Виги сложились как партия в начале восьмидесятых годов семнадцатого века, объединив крупных негоциантов, финансистов, то есть именно тех, кого именуют буржуазией, а также и аристократов, предпочитавших торговую и финансовую деятельность. Девятнадцатый век, век Виктории, ещё не закончит течение своё, когда на основе партии вигов возникнет английская Либеральная партия. Фактически одновременно с партией вигов сложилась и партия тори, выражавшая интересы дворян-землевладельцев и высшего духовенства англиканской церкви, главной церкви страны. Проходя единым путём, путём соперничества с вигами, и партия тори преобразовалась, соответственно, в Консервативную партию.

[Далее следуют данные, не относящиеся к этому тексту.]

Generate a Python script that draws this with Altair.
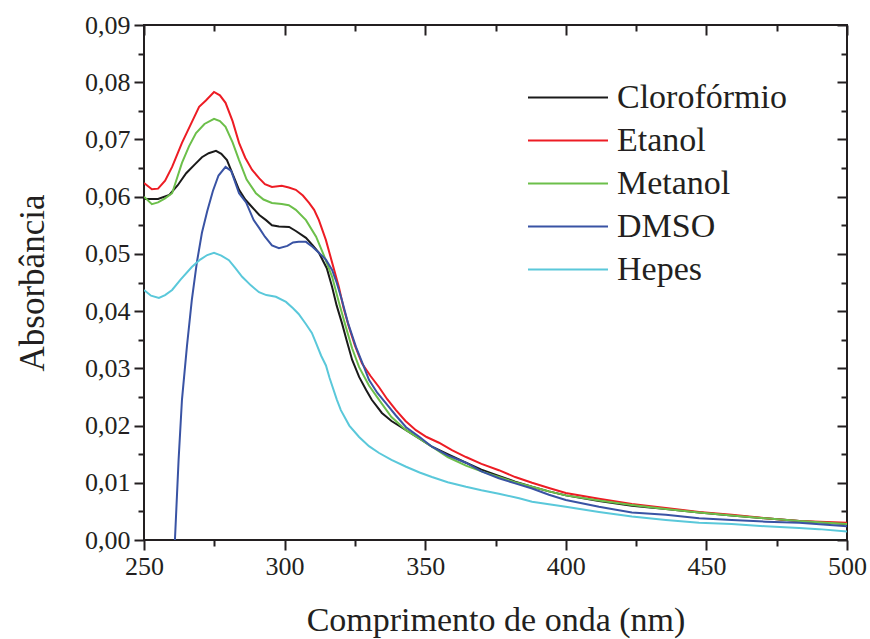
import altair as alt
import pandas as pd

series = ["Clorofórmio", "Etanol", "Metanol", "DMSO", "Hepes"]
colors = ["#1a1a1a", "#ed1c24", "#6cbf4a", "#3953a4", "#5ac8da"]

wl_cloro = [250, 255, 259, 262, 265, 268, 270.6, 273, 275.6, 277.5, 279.5, 281.5, 283.8, 286, 288.4, 291, 293.4, 295.5, 298, 301.6, 304, 307.6, 310, 312.2, 315, 316.9, 318.5, 320.4, 322, 324, 326.5, 329, 331, 334.6, 338, 343.2, 348, 352.4, 358, 364.5, 370, 376.2, 382, 388, 394, 400, 411.8, 423.5, 435.6, 447.4, 459, 471, 483, 500]
ab_cloro = [0.0596, 0.0596, 0.0603, 0.0620, 0.0641, 0.0656, 0.0669, 0.0676, 0.0680, 0.0675, 0.0664, 0.0640, 0.0612, 0.0595, 0.0582, 0.0568, 0.0559, 0.0550, 0.0548, 0.0547, 0.0540, 0.0528, 0.0515, 0.0502, 0.0475, 0.0442, 0.0410, 0.0379, 0.0350, 0.0315, 0.0285, 0.0262, 0.0245, 0.0222, 0.0208, 0.0192, 0.0177, 0.0163, 0.0150, 0.0135, 0.0123, 0.0112, 0.0102, 0.0093, 0.0085, 0.0078, 0.0068, 0.0060, 0.0054, 0.0048, 0.0043, 0.0038, 0.0033, 0.0028]

wl_etanol = [250, 252.8, 255, 257.5, 260, 263.5, 266.5, 269.6, 272, 274.9, 277, 279, 281.5, 283.8, 286, 288.4, 291, 293, 295.5, 299, 301.5, 304, 306.5, 308.7, 310.5, 312.2, 314.7, 317, 319.3, 321, 322.9, 325, 327.5, 330.5, 333.6, 336.5, 339.6, 343, 346.7, 350.5, 354.9, 359.5, 364.5, 370, 376.2, 382, 388, 394, 400, 411.8, 423.5, 435.6, 447.4, 459, 471, 483, 500]
ab_etanol = [0.0624, 0.0613, 0.0614, 0.0628, 0.0652, 0.0694, 0.0725, 0.0757, 0.0768, 0.0783, 0.0777, 0.0764, 0.0732, 0.0694, 0.0668, 0.0647, 0.0632, 0.0622, 0.0617, 0.0619, 0.0616, 0.0612, 0.0602, 0.0589, 0.0577, 0.0559, 0.0524, 0.0483, 0.0442, 0.0405, 0.0372, 0.0340, 0.0309, 0.0287, 0.0267, 0.0246, 0.0227, 0.0208, 0.0192, 0.0180, 0.0170, 0.0157, 0.0145, 0.0133, 0.0122, 0.0110, 0.0100, 0.0091, 0.0082, 0.0072, 0.0063, 0.0056, 0.0049, 0.0044, 0.0038, 0.0033, 0.0030]

wl_metanol = [250, 252.8, 255, 257.5, 260, 263.5, 266, 268.5, 271.5, 274.9, 277, 279, 281.5, 283.8, 286.5, 289.8, 292.5, 295.5, 299, 301.5, 304, 307.6, 311.2, 314, 316.9, 319.5, 321.8, 324, 326.5, 330, 333.6, 338, 343.2, 348, 352.4, 358, 364.5, 370, 376.2, 382, 388, 394, 400, 411.8, 423.5, 435.6, 447.4, 459, 471, 483, 500]
ab_metanol = [0.0600, 0.0587, 0.0590, 0.0597, 0.0606, 0.0659, 0.0688, 0.0711, 0.0727, 0.0736, 0.0732, 0.0722, 0.0695, 0.0664, 0.0630, 0.0606, 0.0595, 0.0589, 0.0587, 0.0585, 0.0577, 0.0559, 0.0530, 0.0497, 0.0460, 0.0412, 0.0372, 0.0335, 0.0302, 0.0270, 0.0245, 0.0215, 0.0192, 0.0177, 0.0163, 0.0145, 0.0130, 0.0120, 0.0110, 0.0101, 0.0093, 0.0085, 0.0078, 0.0069, 0.0061, 0.0054, 0.0048, 0.0043, 0.0038, 0.0033, 0.0028]

wl_dmso = [261, 262.3, 263.5, 265.3, 267, 268.8, 270.6, 272.5, 274.5, 276.5, 279, 281, 283.8, 286.3, 289, 291, 293, 295.5, 298, 301, 303, 305, 307.6, 310, 312, 314.7, 316.9, 318.5, 320.4, 322.5, 325.4, 328, 330, 333, 336, 339.5, 343.2, 348, 352.4, 358, 364.5, 370, 376.2, 382, 388, 394, 400, 411.8, 423.5, 435.6, 447.4, 459, 471, 483, 500]
ab_dmso = [0.0, 0.0140, 0.0245, 0.0340, 0.0419, 0.0485, 0.0537, 0.0575, 0.0610, 0.0637, 0.0652, 0.0645, 0.0606, 0.0590, 0.0559, 0.0545, 0.0530, 0.0515, 0.0510, 0.0514, 0.0520, 0.0521, 0.0521, 0.0512, 0.0503, 0.0490, 0.0472, 0.0450, 0.0419, 0.0380, 0.0337, 0.0305, 0.0280, 0.0257, 0.0239, 0.0218, 0.0197, 0.0180, 0.0163, 0.0148, 0.0135, 0.0120, 0.0108, 0.0099, 0.0090, 0.0079, 0.0070, 0.0058, 0.0048, 0.0044, 0.0038, 0.0035, 0.0032, 0.0030, 0.0024]

wl_hepes = [250, 252.5, 255.3, 257.5, 260, 263, 267, 270, 272.5, 274.9, 277.5, 280.2, 282.5, 284.9, 288, 290.9, 293.5, 296.9, 300.5, 303, 305, 307.5, 309.7, 311.2, 313, 314.7, 316, 318.6, 320, 323, 326.5, 330, 333.6, 338, 343.2, 348, 352.4, 358, 364.5, 370, 376.2, 383.4, 388, 400, 411.8, 423.5, 435.6, 447.4, 459, 471, 483, 490, 500]
ab_hepes = [0.0437, 0.0427, 0.0423, 0.0428, 0.0437, 0.0455, 0.0477, 0.0490, 0.0498, 0.0502, 0.0497, 0.0489, 0.0475, 0.0460, 0.0445, 0.0433, 0.0428, 0.0425, 0.0416, 0.0405, 0.0395, 0.0378, 0.0362, 0.0344, 0.0322, 0.0305, 0.0283, 0.0245, 0.0227, 0.0200, 0.0180, 0.0164, 0.0152, 0.0140, 0.0128, 0.0118, 0.0110, 0.0101, 0.0093, 0.0087, 0.0081, 0.0073, 0.0067, 0.0058, 0.0049, 0.0041, 0.0035, 0.0030, 0.0028, 0.0024, 0.0021, 0.0019, 0.0015]

x_major = [250, 300, 350, 400, 450, 500]
x_minor = [275, 325, 375, 425, 475]
y_major = [0.0, 0.01, 0.02, 0.03, 0.04, 0.05, 0.06, 0.07, 0.08, 0.09]
y_minor = [0.005, 0.015, 0.025, 0.035, 0.045, 0.055, 0.065, 0.075, 0.085]

frames = []
for name, wl, ab in [("Clorofórmio", wl_cloro, ab_cloro), ("Etanol", wl_etanol, ab_etanol),
                     ("Metanol", wl_metanol, ab_metanol), ("DMSO", wl_dmso, ab_dmso),
                     ("Hepes", wl_hepes, ab_hepes)]:
    frames.append(pd.DataFrame({"wl": wl, "ab": ab, "serie": name}))
df = pd.concat(frames, ignore_index=True)

FONT = "'Liberation Serif', 'DejaVu Serif', serif"
TXT = "#231f20"
xs = alt.Scale(domain=[250, 500], nice=False, zero=False)
ys = alt.Scale(domain=[0, 0.09], nice=False, zero=False)
lbl = "replace(format(datum.value, '.2f'), '.', ',')"

def tick_axis(orient, values, size, offset=0):
    return alt.Axis(orient=orient, values=values, tickSize=size, tickWidth=2, tickColor=TXT,
                    labels=False, domain=False, grid=False, title="", offset=offset)

base = alt.Chart(df)

lines = base.mark_line(strokeWidth=2, clip=True).encode(
    x=alt.X("wl:Q", scale=xs,
            axis=alt.Axis(orient="bottom", values=x_major, tickSize=10, tickWidth=2, tickColor=TXT,
                          labelFontSize=26, labelFont=FONT, labelColor=TXT, labelPadding=3,
                          labelFlush=False, labelBound=False,
                          domain=False, grid=False, title="Comprimento de onda (nm)",
                          titleFont=FONT, titleFontSize=34, titleFontWeight="normal",
                          titleColor=TXT, titlePadding=24)),
    y=alt.Y("ab:Q", scale=ys,
            axis=alt.Axis(orient="left", values=y_major, tickSize=10, tickWidth=2, tickColor=TXT,
                          labelFontSize=26, labelFont=FONT, labelColor=TXT, labelPadding=4,
                          labelFlush=False, labelBound=False,
                          labelExpr=lbl, domain=False, grid=False, title="Absorbância",
                          titleFont=FONT, titleFontSize=35, titleFontWeight="normal",
                          titleColor=TXT, titlePadding=34)),
    color=alt.Color("serie:N", scale=alt.Scale(domain=series, range=colors), sort=series,
                    legend=alt.Legend(title=None, orient="none", legendX=383, legendY=51,
                                      symbolType="stroke", symbolSize=6400, symbolStrokeWidth=2,
                                      labelFont=FONT, labelFontSize=34, labelColor=TXT,
                                      labelLimit=400, labelOffset=8, rowPadding=0, clipHeight=43)),
    order=alt.Order("serie:N"),
)

minor_bl = base.mark_point(opacity=0).encode(
    x=alt.X("wl:Q", scale=xs, axis=tick_axis("bottom", x_minor, 6)),
    y=alt.Y("ab:Q", scale=ys, axis=tick_axis("left", y_minor, 6)),
)
major_tr = base.mark_point(opacity=0).encode(
    x=alt.X("wl:Q", scale=xs, axis=tick_axis("top", x_major, 10, -10)),
    y=alt.Y("ab:Q", scale=ys, axis=tick_axis("right", y_major, 10, -10)),
)
minor_tr = base.mark_point(opacity=0).encode(
    x=alt.X("wl:Q", scale=xs, axis=tick_axis("top", x_minor, 6, -6)),
    y=alt.Y("ab:Q", scale=ys, axis=tick_axis("right", y_minor, 6, -6)),
)

chart = alt.layer(lines, minor_bl, major_tr, minor_tr).resolve_axis(
    x="independent", y="independent"
).properties(
    width=703, height=515,
    autosize=alt.AutoSizeParams(type="none"),
    padding={"left": 144, "top": 25, "right": 23, "bottom": 99},
    background="white",
).configure_view(stroke=TXT, strokeWidth=2)

chart.save("out.html", embed_options={"renderer": "svg", "actions": False})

Молодой королеве предстояло лавировать между вигами и тори, между либералами и консерваторами. Впрочем, не она была первой, и не она стала последней. Ведь королева Анна уже правила в режиме перманентной борьбы между вигом Малборо и тори Болинброком. Но как раз при королеве Виктории и тори и виги постепенно обзавелись чёткими политическими платформами, что называется, — либеральной и консервативной.
* * *
Весть о смерти старого короля и о новой, юной королеве стремительно летела по столичным улицам и площадям. Окна распахивались настежь. На крышах домов теснились энергические молодые люди.
Вот показалась карета, пышно украшенная. Это королевский глашатай вёз манифест о провозглашении Александрины-Виктории королевой Англии. Народ спешил к Сент-Джеймскому дворцу. Две башни, казавшиеся в летнем солнечном свете тёмно-зелёными, почти болотного цвета, прямо летящие вверх, в голубое небо, призматические, подымали вертикальный ряд прямоугольных окон. Маршал двора, лорд Конингем, управитель королевского двора, лорд-чемберлен, торжественным шагом вступили на балкон. Загремели пушки. Восемнадцать залпов, по числу немногих ещё лет новой королевы. Лорд Конингем громко зачитал манифест. Королевский глашатай вновь получил парадный свиток в свои руки, и карета двинулась в Сити. Но ни король, ни посланники короля не имели права проникнуть в Сити, то есть, собственно, в город, в Лондон, из своих резиденций, без дозволения мэра. Глашатай объявил о вступлении на престол новой королевы. Маршал Сити отвечал, что пропускает вестника королевы.